La frase sembra propedeutica alla considerazione finale: Se c'è di mezzo uno studio legale, si può ricorrere al segreto professionale. 

Un risultato molto importante. Era una commessa da quattro miliardi – per due sottomarini, quattro corvette, ventiquattro aerei militari M346  - gli ottanta milioni di provvigione si sarebbero divisi tra la cordata demitiana, i soci dello studio Robert Allen Law e i colombiani. 

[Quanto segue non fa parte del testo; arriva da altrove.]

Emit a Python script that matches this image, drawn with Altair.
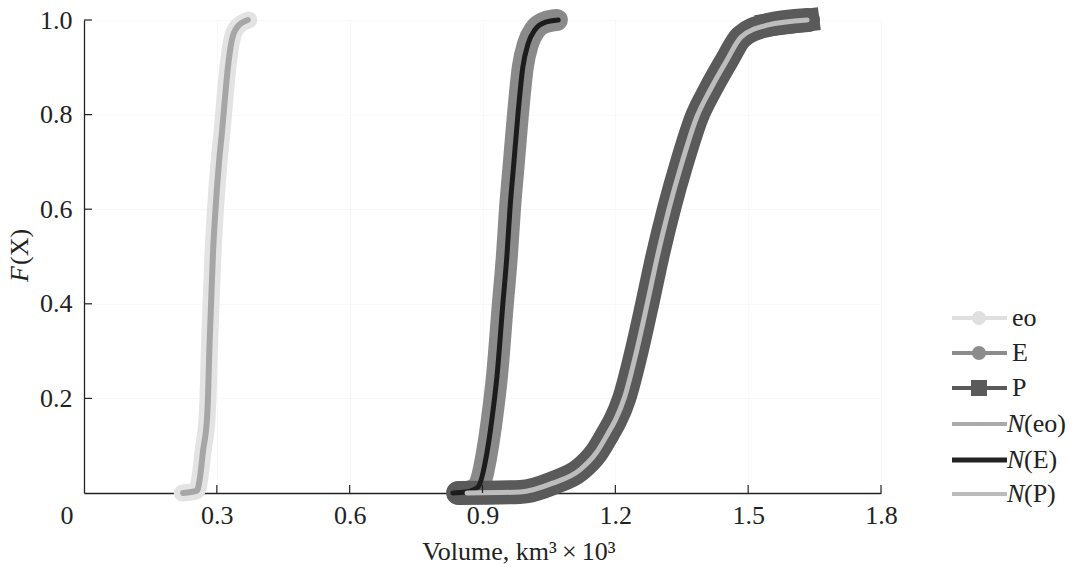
import altair as alt
import pandas as pd

# ---------------- data ----------------
# empirical curves (thick) and normal fits (thin)
eo_x = [0.222, 0.255, 0.262, 0.269, 0.278, 0.280, 0.283, 0.287, 0.291, 0.297, 0.305, 0.312, 0.318, 0.325, 0.334, 0.346, 0.372]
eo_F = [0.0, 0.005, 0.033, 0.09, 0.16, 0.2, 0.3, 0.4, 0.5, 0.6, 0.7, 0.767, 0.831, 0.9, 0.958, 0.985, 1.0]

Neo_x = [0.224, 0.255, 0.262, 0.269, 0.278, 0.280, 0.283, 0.287, 0.291, 0.297, 0.305, 0.312, 0.318, 0.325, 0.334, 0.346, 0.370]
Neo_F = [0.0, 0.005, 0.033, 0.09, 0.16, 0.2, 0.3, 0.4, 0.5, 0.6, 0.7, 0.767, 0.831, 0.9, 0.958, 0.985, 1.0]

E_x = [0.845, 0.866, 0.890, 0.910, 0.921, 0.933, 0.946, 0.955, 0.962, 0.971, 0.980, 0.991, 1.003, 1.019, 1.041, 1.068]
E_F = [0.0, 0.002, 0.013, 0.085, 0.154, 0.25, 0.4, 0.5, 0.6, 0.7, 0.8, 0.9, 0.95, 0.98, 0.995, 1.0]

NE_x = [0.833, 0.862, 0.890, 0.910, 0.921, 0.933, 0.946, 0.955, 0.962, 0.971, 0.980, 0.991, 1.003, 1.019, 1.041, 1.071]
NE_F = [0.0, 0.002, 0.013, 0.085, 0.154, 0.25, 0.4, 0.5, 0.6, 0.7, 0.8, 0.9, 0.95, 0.98, 0.995, 1.0]

P_x = [0.845, 0.985, 1.059, 1.120, 1.157, 1.184, 1.200, 1.220, 1.248, 1.272, 1.295, 1.321, 1.351, 1.384, 1.414, 1.452, 1.484, 1.543, 1.635]
P_F = [0.0, 0.002, 0.021, 0.049, 0.085, 0.127, 0.154, 0.2, 0.3, 0.4, 0.5, 0.6, 0.7, 0.795, 0.852, 0.915, 0.964, 0.989, 1.0]

NP_x = [0.865, 0.985, 1.059, 1.120, 1.157, 1.184, 1.200, 1.220, 1.248, 1.272, 1.295, 1.321, 1.351, 1.384, 1.414, 1.452, 1.484, 1.543, 1.633]
NP_F = [0.0, 0.002, 0.021, 0.049, 0.085, 0.127, 0.154, 0.2, 0.3, 0.4, 0.5, 0.6, 0.7, 0.795, 0.852, 0.915, 0.964, 0.989, 1.0]

x_ticks = [0.3, 0.6, 0.9, 1.2, 1.5, 1.8]
y_ticks = [0.2, 0.4, 0.6, 0.8, 1.0]

legend_names = ["eo", "E", "P", "N(eo)", "N(E)", "N(P)"]

FONT = "Liberation Serif"
INK = "#222222"

x_scale = alt.Scale(domain=[0, 1.8], nice=False, zero=False)
y_scale = alt.Scale(domain=[0, 1.0], nice=False)

X_AXIS = alt.Axis(values=x_ticks, format=".1f", ticks=False, labelFont=FONT,
                  labelFontSize=26, labelColor=INK, labelPadding=9,
                  domainColor=INK, domainWidth=1.3, grid=True,
                  gridColor="#f8f8f8", title=None, labelFlush=False)
Y_AXIS = alt.Axis(values=y_ticks, format=".1f", ticks=False, labelFont=FONT,
                  labelFontSize=26, labelColor=INK, labelPadding=12,
                  domainColor=INK, domainWidth=1.3, grid=True,
                  gridColor="#f8f8f8", title=None, labelFlush=False)


def df_of(xs, fs):
    return pd.DataFrame({"x": xs, "F": fs, "i": list(range(len(xs)))})


def curve(xs, fs, color, width, cap="round", interp="monotone"):
    return alt.Chart(df_of(xs, fs)).mark_line(
        color=color, strokeWidth=width, strokeCap=cap, strokeJoin="round",
        interpolate=interp
    ).encode(
        x=alt.X("x:Q", scale=x_scale, axis=X_AXIS),
        y=alt.Y("F:Q", scale=y_scale, axis=Y_AXIS),
        order=alt.Order("i:Q"),
    )


layers = [
    curve(eo_x, eo_F, "#e3e3e3", 17),
    curve(E_x, E_F, "#8a8a8a", 22),
    curve(P_x, P_F, "#5a5a5a", 24, cap="round"),
    # square end of the P band at its upper end (square markers)
    curve(P_x[-2:], P_F[-2:], "#5a5a5a", 23, cap="square", interp="linear"),
    curve(Neo_x, Neo_F, "#a6a6a6", 6),
    curve(NE_x, NE_F, "#1c1c1c", 5),
    curve(NP_x, NP_F, "#bdbdbd", 5),
]

# inward-pointing ticks
layers.append(
    alt.Chart(pd.DataFrame({"t": x_ticks})).mark_rule(color=INK, strokeWidth=1.2).encode(
        x=alt.X("t:Q", scale=x_scale, axis=X_AXIS), y=alt.value(473), y2=alt.value(465)
    )
)
layers.append(
    alt.Chart(pd.DataFrame({"t": y_ticks})).mark_rule(color=INK, strokeWidth=1.2).encode(
        y=alt.Y("t:Q", scale=y_scale, axis=Y_AXIS), x=alt.value(0), x2=alt.value(8)
    )
)

one = pd.DataFrame({"a": [0]})


def text(t, x, y, size=26, italic=False, align="center", baseline="middle", angle=0):
    kw = dict(text=t, font=FONT, fontSize=size, color=INK, align=align, baseline=baseline)
    if italic:
        kw["fontStyle"] = "italic"
    if angle:
        kw["angle"] = angle
    return alt.Chart(one).mark_text(**kw).encode(x=alt.value(x), y=alt.value(y))


# origin label, axis titles
layers.append(text("0", -17, 496))
layers.append(text("Volume, km\u00b3\u2009\u00d7\u200910\u00b3", 435, 540, size=26, baseline="alphabetic"))
layers.append(text("F", -64, 246, italic=True, align="right", angle=270))
layers.append(text("(X)", -64, 245, align="left", angle=270))

# legend
leg_style = [
    ("#e0e0e0", 4, "circle", 196),
    ("#8c8c8c", 4, "circle", 196),
    ("#5a5a5a", 4, "square", 256),
    ("#aaaaaa", 4, "circle", 16),
    ("#222222", 5, "circle", 16),
    ("#bbbbbb", 4, "circle", 16),
]
leg_y = [298, 333, 368, 404, 440, 474]
for name, (col, w, shape, size), yy in zip(legend_names, leg_style, leg_y):
    layers.append(
        alt.Chart(one).mark_rule(color=col, strokeWidth=w).encode(
            x=alt.value(868), x2=alt.value(923), y=alt.value(yy)
        )
    )
    layers.append(
        alt.Chart(one).mark_point(shape=shape, size=size, filled=True, color=col, opacity=1).encode(
            x=alt.value(895), y=alt.value(yy)
        )
    )
    if name.startswith("N("):
        layers.append(text("N", 923, yy, size=26, italic=True, align="left"))
        layers.append(text(name[1:], 940, yy, size=26, align="left"))
    else:
        layers.append(text(name, 928, yy, size=26, align="left"))

chart = alt.layer(*layers).properties(
    width=797,
    height=473,
    padding={"left": 84, "top": 20, "right": 192, "bottom": 74},
    autosize=alt.AutoSizeParams(type="none"),
    background="white",
).configure_view(stroke=None)

chart.save("out.html", embed_options={"renderer": "svg", "actions": False})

Tra i facenti parte dell'affare anche due improbabili mediatori italiani, i cineasti Emanuele Caruso e Francesco Amato, residenti in Sudamerica. Pare che D'Alema li accreditasse come come consiglieri del ministero degli Esteri della Colombia. 

Emanuele Caruso ha inteso precisare il ruolo che ricopre nell'ambito dei rapporti Italia-Colombia con una lettera indirizzata ad alcuni giornali italiani. "Opero da qualche tempo con un incarico delle autorità colombiane nell'ambito della copoperazione internazionale. Premetto che conosco il, presidente D'Alema, persona che stimo ma con cui non ho avuto alcun rapporto d'affari". 

Ma il fatto vero, la scena finale di questa vicenda dai contorni comunque giallognoli, riguarda Fincantieri. Grazie a D'Alema, il 27 gennaio scorso una delegazione della società italiana ha presentato i prodotti al ministero colombiano della Difesa. Altrettanto ha fatto il rappresentante di Leonardo in Sudamerica. Ma c'è dell'altro. A dicembre, un importante manager della divisione aerei di Leonardo, Dario Marfè, ha girato a D'Alema una brochure dei loro prodotti. 

Comunque finisca, ne vedremo delle belle. Ma questo è il classico modo di dire: anche questa è una brutta storia.